Standalone Financial Statements

Registered office: 70 route d’Esch
Luxembourg, 27 March, 2025
for the financial year ended December 31, 2024

AUDIT REPORT

Report on the audit of the annual accounts

Audit report
To the Shareholders of InPost S.A.

Our opinion

We have audited the accompanying annual accounts of InPost S.A. (the "Company") which comprise the balance sheet as of December 31, 2024, the profit and loss statement for the year then ended, and notes to the annual accounts, including a summary of significant accounting policies.

In our opinion, the accompanying annual accounts give a true and fair view of the financial position of the Company as of December 31, 2024, and of the results of its operations for the year then ended in accordance with Luxembourg generally accepted accounting principles.

Our opinion is consistent with the additional report to the audit committee of the Company.

What we have audited

The financial statements of the Company for the year ended December 31, 2024, comprise:
* The balance sheet
* The profit and loss statement
* The notes to the financial statements, which include a summary of significant accounting policies and other explanatory information.

Basis for opinion

We conducted our audit in accordance with Luxembourg laws and regulations and the International Standards on Auditing (ISAs) as adopted by Luxembourg.
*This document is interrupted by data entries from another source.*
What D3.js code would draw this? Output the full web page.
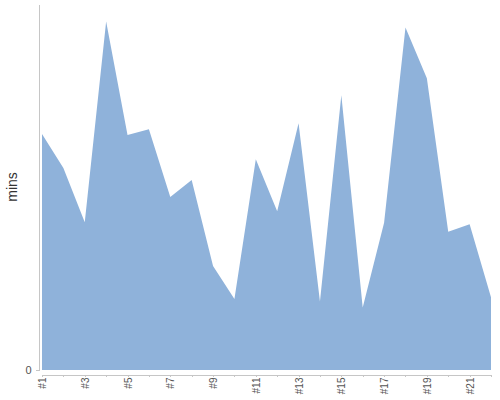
<meta charset="utf-8">
<style>
  body { margin: 0; background: #fff; }
  svg { font-family: "Liberation Sans", Arial, sans-serif; }
  .axis path, .axis line { stroke: #c6c6c6; shape-rendering: crispEdges; }
  .axis text { fill: #555; font-size: 10px; }
  .area { fill: #8fb2da; }
</style>
<body>
<script src="https://d3js.org/d3.v7.min.js"></script>
<script>
  // runs #1..#22, minutes per run
  const runs = ["#1","#2","#3","#4","#5","#6","#7","#8","#9","#10","#11",
                "#12","#13","#14","#15","#16","#17","#18","#19","#20","#21","#22"];
  const mins = [64.5, 55.2, 40.4, 95.2, 64.2, 65.8, 47.3, 51.9, 28.4, 19.4, 57.6,
                43.4, 67.4, 18.7, 75.1, 17.1, 40.2, 93.6, 79.7, 37.8, 39.8, 19.9];
  const yTicks = [0];

  const width = 500, height = 400;

  const svg = d3.select("body")
    .append("svg")
    .attr("width", width)
    .attr("height", height);

  const x = d3.scalePoint().domain(runs).range([42, 491]);
  const y = d3.scaleLinear().domain([0, 100]).range([370, 4]);

  const area = d3.area()
    .x((d, i) => x(runs[i]))
    .y0(y(0))
    .y1(d => y(d));

  svg.append("path")
    .datum(mins)
    .attr("class", "area")
    .attr("d", area);

  // y axis
  svg.append("g")
    .attr("class", "axis")
    .attr("transform", "translate(38.5,0)")
    .call(d3.axisLeft(y).tickValues(yTicks).tickSize(3).tickSizeOuter(0).tickPadding(4))
    .selectAll("text")
    .style("font-size", "11px");

  // x axis, labels on every other run
  const xg = svg.append("g")
    .attr("class", "axis")
    .attr("transform", "translate(0,374.5)")
    .call(d3.axisBottom(x).tickSize(2).tickSizeOuter(0)
      .tickFormat((d, i) => i % 2 === 0 ? d : ""));

  xg.selectAll("text")
    .attr("text-anchor", "end")
    .attr("transform", "rotate(-90)")
    .attr("x", -3)
    .attr("y", 0)
    .attr("dy", "0.35em");

  svg.append("text")
    .attr("transform", `translate(17,${(y(0) + y(100)) / 2}) rotate(-90)`)
    .attr("text-anchor", "middle")
    .style("font-size", "14px")
    .style("fill", "#333")
    .text("mins");
</script>
</body>
</html>
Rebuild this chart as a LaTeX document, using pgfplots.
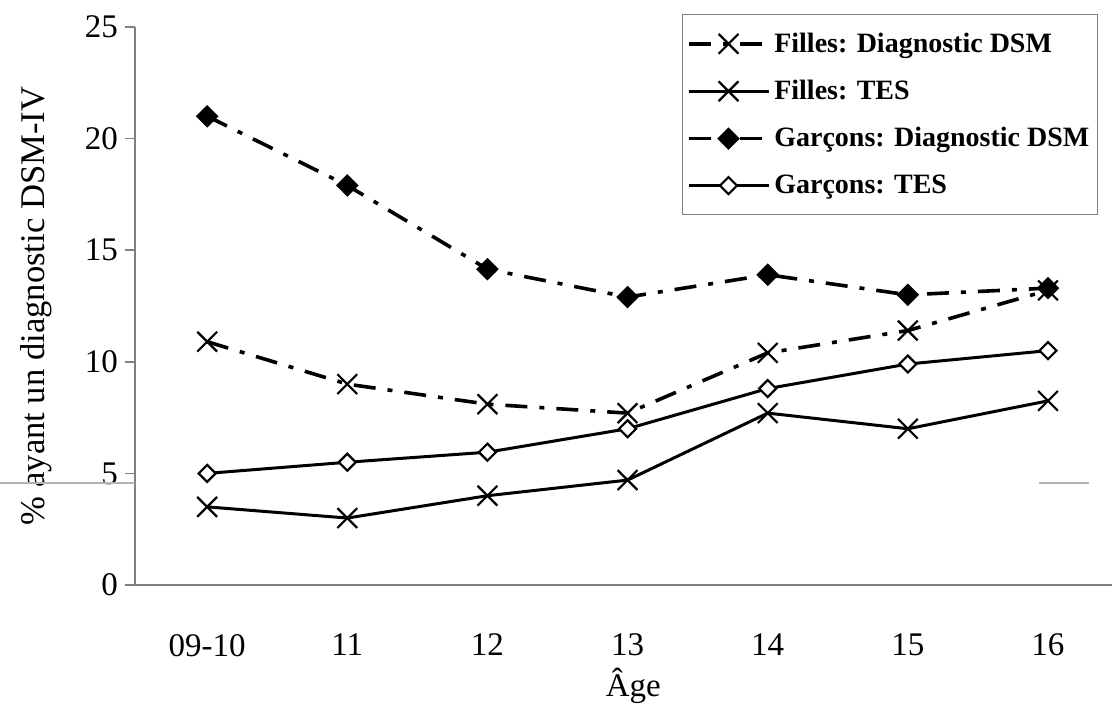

Our responsibilities under those standards are further described in the "Responsibilities of the “Réviseur d’entreprises agréé” for the audit of the annual accounts" section of our report.

We are independent of the Company in accordance with the ethical requirements, including the International Ethics Standards Board for Accountants’ Code of Ethics for Professional Accountants (the Code) as applied in Luxembourg, that are relevant to our audit of the annual accounts, and we have fulfilled our other ethical responsibilities in accordance with the Code.

We believe that the audit evidence we have obtained is sufficient and appropriate to provide a basis for our opinion.

Key audit matters

Key audit matter
Recoverability of Investments in shares and loans to affiliated undertakings

We have identified the recoverability of investments in shares and loans to affiliated undertakings as a key audit matter. This is due to the significant judgement involved in assessing the value of these investments and the potential for impairment losses. The valuation of these investments involves considering factors such as the performance of the investee companies, market conditions, and the overall economic environment.

Our audit approach for this area included:
* Evaluating the assumptions and methodologies used by management in determining the recoverable amount of investments in shares and loans to affiliated undertakings.
* Performing sensitivity analyses on key assumptions to assess the impact of changes on the valuation.
* Inquiring with management about their assessment of the economic conditions and prospects of the investee companies.
* Examining the subsequent events and other available information to assess the recoverability of these investments.

Other information

Responsibilities of the Board of Directors and those charged with governance for the annual accounts

The Board of Directors and those charged with governance are responsible for the preparation and fair presentation of the annual accounts in accordance with Luxembourg generally accepted accounting principles, and for such internal control as they determine is necessary to enable the preparation of annual accounts that are free from material misstatement, whether due to fraud or error.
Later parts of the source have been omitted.